_Exercise goal:_ Take the lines beginning with the one that contains "What TikZ code" and ending with the one that contains "rectangle (632, -327);", and set them down exactly. Omit all pictures.

#### Provided records ####

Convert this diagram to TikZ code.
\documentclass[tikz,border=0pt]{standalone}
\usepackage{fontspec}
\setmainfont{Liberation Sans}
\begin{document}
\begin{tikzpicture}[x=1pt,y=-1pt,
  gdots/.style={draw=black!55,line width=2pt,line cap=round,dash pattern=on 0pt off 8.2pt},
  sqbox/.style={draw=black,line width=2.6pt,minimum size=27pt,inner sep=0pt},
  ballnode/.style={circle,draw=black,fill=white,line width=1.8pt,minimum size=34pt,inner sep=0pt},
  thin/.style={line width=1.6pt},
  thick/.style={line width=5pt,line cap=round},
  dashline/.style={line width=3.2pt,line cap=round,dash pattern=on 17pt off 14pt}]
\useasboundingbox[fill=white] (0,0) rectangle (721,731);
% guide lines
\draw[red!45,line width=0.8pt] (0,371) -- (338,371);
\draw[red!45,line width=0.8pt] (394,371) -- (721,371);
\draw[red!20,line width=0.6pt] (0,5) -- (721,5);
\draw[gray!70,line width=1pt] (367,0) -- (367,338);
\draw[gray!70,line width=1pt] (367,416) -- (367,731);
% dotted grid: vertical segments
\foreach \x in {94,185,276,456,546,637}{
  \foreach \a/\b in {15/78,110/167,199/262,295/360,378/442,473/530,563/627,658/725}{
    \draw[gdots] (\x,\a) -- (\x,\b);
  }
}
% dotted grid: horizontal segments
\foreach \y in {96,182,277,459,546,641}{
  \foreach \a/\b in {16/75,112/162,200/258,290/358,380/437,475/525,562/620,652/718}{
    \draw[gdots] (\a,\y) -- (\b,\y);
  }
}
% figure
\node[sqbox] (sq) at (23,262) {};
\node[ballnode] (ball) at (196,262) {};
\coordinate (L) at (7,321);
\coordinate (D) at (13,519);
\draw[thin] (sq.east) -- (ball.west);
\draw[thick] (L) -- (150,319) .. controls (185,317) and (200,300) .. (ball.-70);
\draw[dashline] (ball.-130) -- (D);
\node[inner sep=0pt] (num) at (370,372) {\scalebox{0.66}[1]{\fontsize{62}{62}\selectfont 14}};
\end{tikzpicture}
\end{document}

####
#### Provided records ####

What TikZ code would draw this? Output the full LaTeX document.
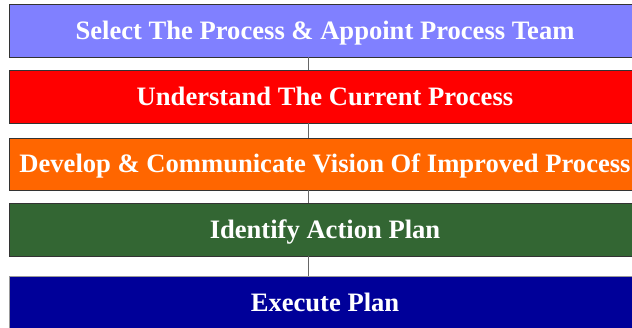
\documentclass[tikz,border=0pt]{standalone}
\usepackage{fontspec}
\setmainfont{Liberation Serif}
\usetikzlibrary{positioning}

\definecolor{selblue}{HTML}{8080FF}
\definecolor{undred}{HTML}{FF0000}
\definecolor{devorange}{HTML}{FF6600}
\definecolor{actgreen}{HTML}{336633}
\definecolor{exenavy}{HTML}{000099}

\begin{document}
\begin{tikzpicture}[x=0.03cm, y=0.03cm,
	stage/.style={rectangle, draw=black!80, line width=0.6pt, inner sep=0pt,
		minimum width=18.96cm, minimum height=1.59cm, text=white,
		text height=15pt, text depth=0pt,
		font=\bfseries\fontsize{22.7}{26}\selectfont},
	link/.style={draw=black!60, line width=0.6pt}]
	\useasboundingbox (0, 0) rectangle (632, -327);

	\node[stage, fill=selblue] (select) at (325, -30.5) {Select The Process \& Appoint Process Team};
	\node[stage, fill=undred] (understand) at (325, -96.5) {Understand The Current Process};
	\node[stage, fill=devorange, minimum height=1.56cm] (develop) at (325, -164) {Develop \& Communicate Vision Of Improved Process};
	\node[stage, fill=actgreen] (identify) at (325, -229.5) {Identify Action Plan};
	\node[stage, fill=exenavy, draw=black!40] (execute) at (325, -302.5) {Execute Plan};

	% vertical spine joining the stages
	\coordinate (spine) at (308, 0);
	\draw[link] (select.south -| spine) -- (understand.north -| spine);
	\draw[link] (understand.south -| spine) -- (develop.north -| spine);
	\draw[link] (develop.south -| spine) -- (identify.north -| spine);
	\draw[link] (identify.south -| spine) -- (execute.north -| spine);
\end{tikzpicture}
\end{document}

####

_Finished answer:_
What TikZ code would draw this? Output the full LaTeX document.
\documentclass[tikz,border=0pt]{standalone}
\usepackage{fontspec}
\setmainfont{Liberation Serif}
\usetikzlibrary{positioning}

\definecolor{selblue}{HTML}{8080FF}
\definecolor{undred}{HTML}{FF0000}
\definecolor{devorange}{HTML}{FF6600}
\definecolor{actgreen}{HTML}{336633}
\definecolor{exenavy}{HTML}{000099}

\begin{document}
\begin{tikzpicture}[x=0.03cm, y=0.03cm,
	stage/.style={rectangle, draw=black!80, line width=0.6pt, inner sep=0pt,
		minimum width=18.96cm, minimum height=1.59cm, text=white,
		text height=15pt, text depth=0pt,
		font=\bfseries\fontsize{22.7}{26}\selectfont},
	link/.style={draw=black!60, line width=0.6pt}]
	\useasboundingbox (0, 0) rectangle (632, -327);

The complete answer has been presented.